Conceving a Visual Part

for Saint François d'Assise

by Olivier Messiaen

The conception of a visual part for a musical work, always starts for me with extending the musical composition into image. That means concretely to begin from the score and write image as if it was part of orchestration, extend instrumental gestures, illuminate the harmonic situations. The visual form and dramaturgy must then result from the musical form, help its perception, never contradict its unfolding.

In the particular case of an opera in concert situation, is added the necessity to clarify an action which is not theatrically represented, and which therefore risks to do not be understandable by the audience, who may not know the libretto by heart.

It is also, sometimes about helping the identification of the characters. For instance, in Ravel’s L'Enfant et les sortilèges the singers have several roles, and it is then very difficult in concert situation to know which character is singing at a given moment. I have for this reason conceive the principle of “virtual masks”: the face of the singer is doubled in video by a transparent mask which allows to clearly identify the character which is played, a process that also happen to be plastically interesting.

Similarly, the singers, captured live by cameras, are inserted in “virtual decors”, which unlike in the traditional situation at the theater or the opera, may vary continuously, transform to help the understanding of the action, but also in function of the musical composition. For instance, in the Wozzeck for Esa-Pekka Salonen and the Philharmonia of London in 2009 at the Royal Albert Hall, virtual decors were representing the reflections of the hallucinations than the character is undergoing, and for this, I used references to the pictorial universe of Franz Mac, contemporary of the writing of the opera.

In Saint François d’Assise, it is about restituting in the visual part all the richness of Messiaen’s music; to recreate in the image the living pictures that he has imagined and realized in the libretto and the music; to make correspond to the extraordinary palette of timbres, a palette of colors, inspired or the rich iconography which inspired himself, as well as of the theories of the composer about color.

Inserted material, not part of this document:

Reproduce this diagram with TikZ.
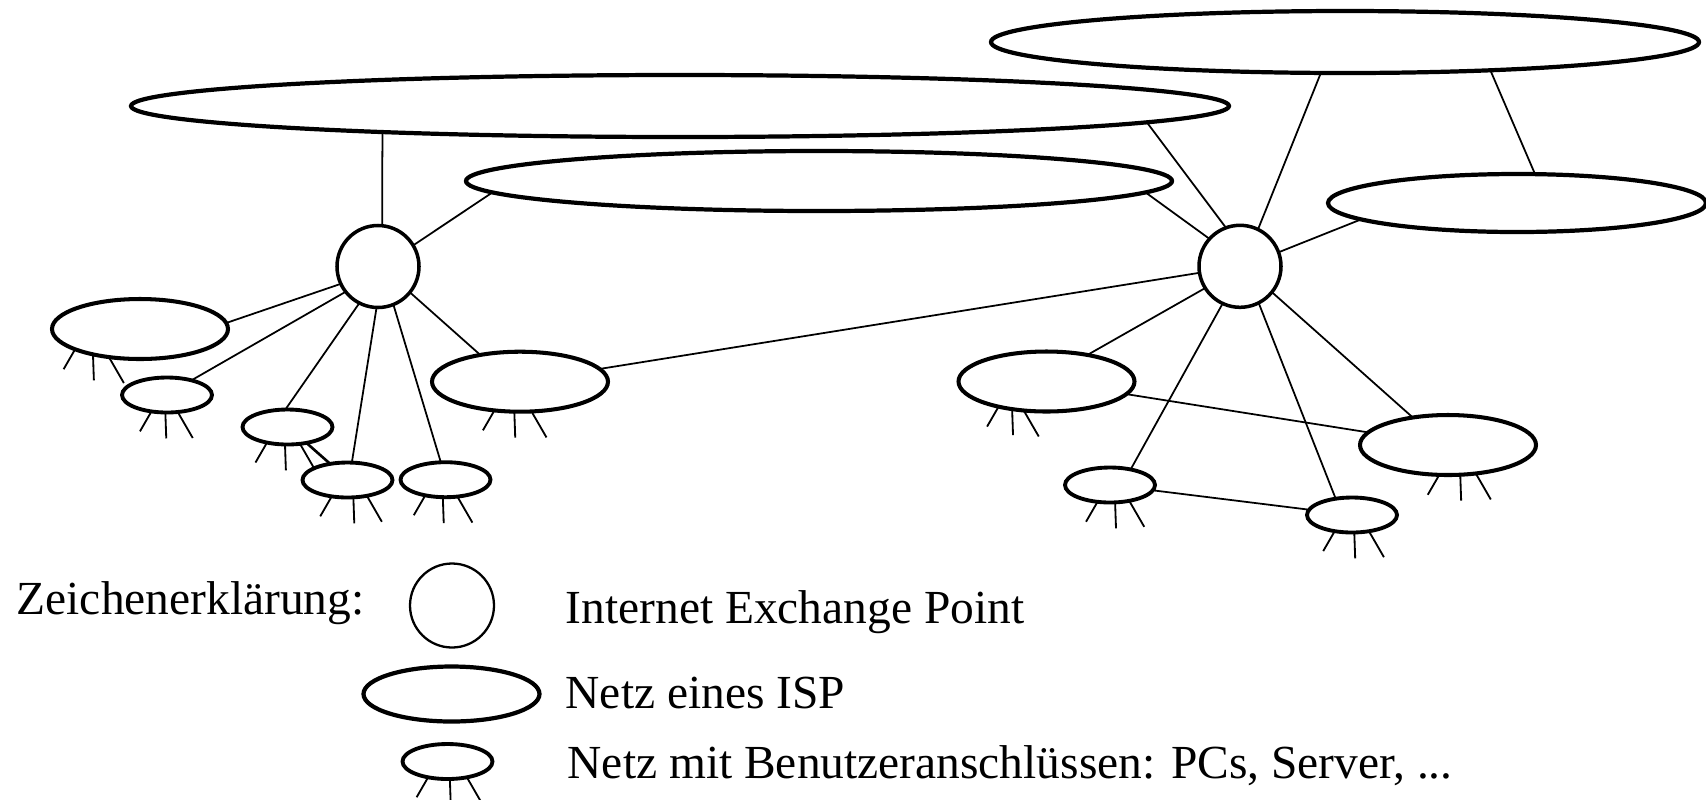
\documentclass[tikz,border=0pt]{standalone}
\usepackage{fontspec}
\setmainfont{Liberation Serif}
\usetikzlibrary{shapes.geometric,calc}

% drei Anschluesse unter einem Netz: Knoten, rx, ry, drei Winkel
\newcommand{\beine}[6]{%
  \draw[bein] ($(#1)+(#4:#2 and #3)$) -- ++(240:0.23);
  \draw[bein] ($(#1)+(#5:#2 and #3)$) -- ++(272:0.26);
  \draw[bein] ($(#1)+(#6:#2 and #3)$) -- ++(300:0.30);
}

\begin{document}
\begin{tikzpicture}[
    isp/.style={ellipse,draw,line width=1.2pt,inner sep=0pt,outer sep=0pt},
    netz/.style={ellipse,draw,line width=1.1pt,inner sep=0pt,outer sep=0pt,minimum width=0.9cm,minimum height=0.35cm},
    grossnetz/.style={ellipse,draw,line width=1.15pt,inner sep=0pt,outer sep=0pt,minimum width=1.76cm,minimum height=0.6cm},
    ixp/.style={circle,draw,line width=1pt,inner sep=0pt,outer sep=0pt,minimum size=0.82cm},
    verb/.style={line width=0.5pt},
    bein/.style={line width=0.52pt},
    legende/.style={anchor=base west,inner sep=0pt,font=\fontsize{13.5}{16}\selectfont}]
    \useasboundingbox (0,0) rectangle (17.06,-7.99);

    % ISP-Netze
    \node (A) at (6.80,-1.06) [isp,minimum width=10.98cm,minimum height=0.62cm] {};
    \node (B) at (8.19,-1.81) [isp,minimum width=7.06cm,minimum height=0.60cm] {};
    \node (C) at (13.45,-0.42) [isp,minimum width=7.08cm,minimum height=0.62cm] {};
    \node (D) at (15.17,-2.03) [isp,minimum width=3.78cm,minimum height=0.58cm] {};

    % Internet Exchange Points
    \node (IXP1) at (3.78,-2.665) [ixp] {};
    \node (IXP2) at (12.40,-2.663) [ixp] {};

    % Netze mit Benutzeranschluessen
    \node (E1) at (1.40,-3.29) [grossnetz] {};
    \node (E2) at (1.67,-3.95) [netz] {};
    \node (E3) at (2.875,-4.27) [netz] {};
    \node (E4) at (3.475,-4.80) [netz] {};
    \node (E5) at (4.455,-4.797) [netz] {};
    \node (E6) at (5.20,-3.817) [grossnetz] {};
    \node (E7) at (10.465,-3.815) [grossnetz] {};
    \node (E8) at (14.48,-4.45) [grossnetz] {};
    \node (E9) at (11.10,-4.85) [netz] {};
    \node (E10) at (13.52,-5.15) [netz] {};

    % Anschluesse
    \beine{E1}{0.88}{0.30}{222.5}{237.7}{249.3}
    \beine{E2}{0.45}{0.175}{249.8}{267.9}{283.8}
    \beine{E3}{0.45}{0.175}{242.9}{266.8}{286.1}
    \beine{E4}{0.45}{0.175}{249.5}{277.5}{295.5}
    \beine{E5}{0.45}{0.175}{243.3}{266.6}{285.3}
    \beine{E6}{0.88}{0.30}{253.1}{266.3}{277.5}
    \beine{E7}{0.88}{0.30}{237}{247}{255}
    \beine{E8}{0.88}{0.30}{264.3}{278}{288.4}
    \beine{E9}{0.45}{0.175}{253.9}{276.5}{295.3}
    \beine{E10}{0.45}{0.175}{247.4}{272.9}{292.1}

    % Verbindungen links
    \draw[verb] (IXP1.84) -- (A.185); % A -> IXP1
    \draw[verb] (IXP1.31) -- (B.182); % IXP1 -> B
    \draw[verb] (IXP1.205) -- (E1.4);
    \draw[verb] (IXP1.218) -- (E2.31);
    \draw[verb] (IXP1.243) -- (E3.97);
    \draw[verb] (IXP1.268) -- (E4.76);
    \draw[verb] (IXP1.292) -- (E5.105);
    \draw[verb] (IXP1.321) -- (E6.146);
    \draw[line width=0.75pt] (E3.320) -- (E4.137); % E3 -> E4

    % Verbindungen rechts
    \draw[verb] (E6) -- (IXP2);
    \draw[verb] (IXP2.110) -- (A.358.5); % IXP2 -> A
    \draw[verb] (IXP2.138) -- (B.358); % IXP2 -> B
    \draw[verb] (IXP2.64) -- (C.232); % IXP2 -> C
    \draw[verb] (IXP2.20) -- (D.186); % IXP2 -> D
    \draw[verb] (C.349) -- (D.58); % C -> D
    \draw[verb] (IXP2.212) -- (E7.33);
    \draw[verb] (IXP2.245) -- (E9.37);
    \draw[verb] (IXP2.297) -- (E10.135);
    \draw[verb] (IXP2.321) -- (E8.142);
    \draw[verb] (E7) -- (E8);
    \draw[verb] (E9) -- (E10);

    % Legende
    \node (T0) at (0.16,-6.14) [legende] {Zeichenerklärung:};
    \node (LX) at (4.52,-6.055) [circle,draw,line width=0.65pt,inner sep=0pt,minimum size=0.84cm] {};
    \node (T1) at (5.65,-6.23) [legende] {Internet Exchange Point};
    \node (LI) at (4.515,-6.94) [isp,minimum width=1.76cm,minimum height=0.55cm] {};
    \node (T2) at (5.65,-7.08) [legende] {Netz eines ISP};
    \node (LN) at (4.475,-7.615) [netz] {};
    \beine{LN}{0.45}{0.175}{244.5}{273}{295.5}
    \node (T3) at (5.67,-7.78) [legende] {Netz mit Benutzeranschlüssen: PCs, Server, ...};
\end{tikzpicture}
\end{document}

The action of these “Franciscan scenes” is relatively simple and does not make major problem. Then, the visual part can principally be concerned by the understanding of the situations of the libretto, and especially on the musical development.

It is also about giving the possibility to see, thanks to cameras, the singers faces, which transport so much affects and expressions which are too often lost in a traditional opera presentation. This is including in this way that the visual part integrates completely in the concert, by creating a constant dialogue between the singers on the front of the stage, and their reflections on the screen above the orchestra, and does not constitute only a film which would run in parallel, indifferent to what is playing on the stage.

For these virtual decors, we are using as principal sources, on the one hand the real landscapes of Toscana and Umbria where the action happens, and on the other hand the pictures of Giotto, principally the ones which are in the Assise Basilique, and which have been a major source of inspiration for Messiaen.

These materials are never used directly, but are previously processed or serve as inspiration to compose the virtual decors in which the singers are transported live.

The virtual decors evolve by following the inside path traveled by François.

In the overall, the musical writing, rhythmic and timbral invention, offer fascinating visual parallels. Especially when we know how much Messiaen was passionate of colors, that he was seing them when composing and listening music. “Mes chords are colors. They generate intellectual colors, which evolve with them” (in Olivier Messiaen : Musique et couleur, entretiens avec Claude Samuel, Belfond 1986).

A direct application, transposing from the musical to the visual, of the colored universe of Messiaen, has never been attempted so far. It is not sure that it makes sense, as the descriptions that the composer has made of his colored visions seem really personal and difficult to reproduce and transmit.

However, the idea of a visual creation, respectful of the ideas of the composer, starting from the score to extend the composition into image, seem particularly timely.

The thousands of chords of Messiaen’s score, will be continued into image, in a attempt to restitute, the closest as possible, the “dazzlement” desired by the composer.